There are a few difficult trails you can hike to get to these cliffs too!  I think I'd pick that over kayaking.
 We parked the raft and took a lunch break.
 And after eating sandwiches (which of course were filled with ham, so I actually had two slices of bread for lunch) we went on a little hike to some ancient Hawaiian ruins.  One section was actually a graveyard for royalty.  If I had been a Native Hawaiian, I would have totally lived here, nestled between the steep Na Pali cliffs. 
 On Sunday we decided we wanted to go to church.  It was close enough to our bed and breakfast to walk.  The moment we walked into the door we felt welcome.  The members were so friendly- almost everyone told us "Aloha!"  There was such a strong spirit of love and you could tell everyone was truly like family.  At the end of the meeting the Bishop announced that one of their members was getting ready to leave for college at BYU-Hawaii which, if you'll remember, is on the island of Oahu.  So they closed the meeting singing "Aloha Oe."  Thank goodness they had the lyrics because even though I've heard that song so many times, I don't know the Hawaiian words.  But we thought it was so cool that we got to experience that farewell song.  Good experience.
Funny thing about Kauai...
There are chickens everywhere!!!!  Whether you are on an expensive resort or you are inland at some McDonalds... these chickens are the only "wild animal" on land!  I laughed every time we saw them.

We thought this little old town was awesome and stopped for some pictures and shopping.
 It has a rich of history, being a sugar plantation town- the first in Hawaii. 
 We didn't need to pay for ukulele lessons because we already got some for free at the Polynesian Cultural Center.  But this sign was cute :-)

From the town we followed signs to this church.  It was constructed in 1856, making it the oldest church on the Hawaiian islands.  Roman Catholic, I think.  It was completely deserted, but the doors were open and we took a look.
 And of course I insisted we check out the graveyard. 
See the little black-and-white pictures on the headstones?  Fascinating. 
 And there was this cool grotto.
 I could go on forever about Kauai.  We went to a festival in the town that inspired Lilo & Stitch, we went to the the United States' most western bookstore (of course), we went to the farmer's market and bought fresh pineapple, we hiked what Mark Twain called "The Grand Canyon of the Pacific", we found a secret waterfall, we had picnics on deserted beaches- we had the time of our lives!

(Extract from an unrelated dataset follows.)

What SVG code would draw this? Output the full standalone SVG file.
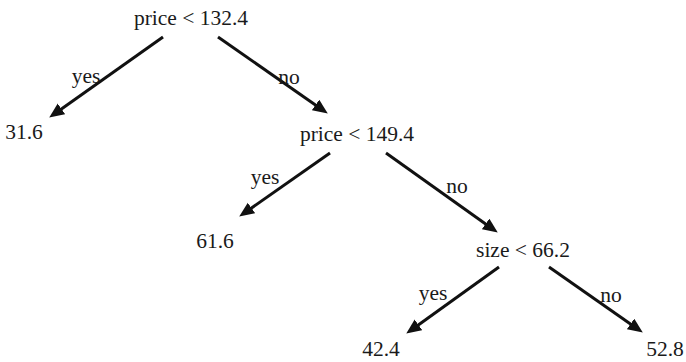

 Look at that local kid up there in the branches.  Yeah he fell.  But miraculously he was laughing when he surfaced.
 And that's me after jumping off the waterfall.  That moldy, creaky ladder was the scariest part.

 Kaua'i has all the vegetation you can imagine.
 Some Buddhist place, I'm not sure, but we passed it a few times.

And then the airport.  As we shuffled onto the plane along with the rest of the passengers, I noticed that no one was talking.  Or even smiling!  It was like a funeral procession.  Who can blame us?  No one wants to leave Hawaii.